Well the reason I have decided to write about this today is because I have just moved from NY to Saint Louis. Before you all say WOAH who moves from NY to STL. Let me explain, I like to try new things and I have lived in NY my whole life, while I will always be a New Yawkahh, it is overrated, very fun at times, but overrated. There is always bad that comes with the good. In a year I will be in LA. For now I am checking out STL and its not that bad. My only complaint about STL is the muggy weather. Its mainly humid, and I dont believe in humidity. I like dry heat, minus the forest fires. So far I have made like 2 friends ha ha. But I dont need a huge possy (do people even say this). Anywho I am going to talk about some ways I think that can help anyone make friends. And this doesnt have to relate to just someone who is moving to a new city; it can be just for someone who wants to make friends period.

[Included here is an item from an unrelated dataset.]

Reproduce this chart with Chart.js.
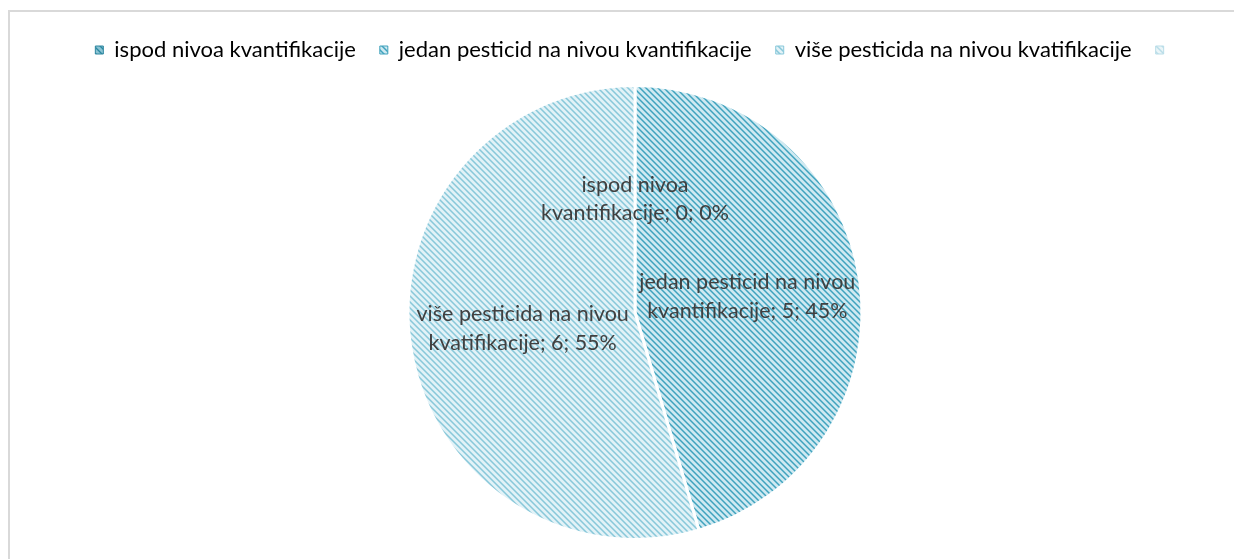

One suggestion that I have for making friends if you are a woman, is a site called girlfriendsocial.com. It’s for women who are looking for platonic relationships. I think its brillant and I have made a few friends on there. Of course it wont always be a match made in heaven, but it lets you see whats out there and its not as intense as online dating, you are just making friends. And the same rules apply for an online social site that applies to an online dating site. Always be safe. You can check out some safety tips here .Also another site that I have not tried yet, but is highly recommended is, meetup.com. Apparantely there are all these groups on there, for example people who love soccer and they have actual meetups and you get to meet different people. I think thats pretty cool. Another way to make friends is to join a class. I plan on taking a few classes. If you like art, poetry or play an instrument, join a class. You will meet lots of people. Also you can find a local recreational center. There are so many different things you can do at a rec center; play sports, go to a library if they have one, or attend an event. I also mingle with my boyfriend’s friends and family (did I just say mingle, wth). Go to free events. It’s the summer time and there are so many free events going on. You meet people and you dont have to kill your pocket either. And if you are a college alum, you can always use your college network to see if there are any alumni who have also moved into your area and reach out to them. Most importantly just be yourself. Thanks for reading guys!!!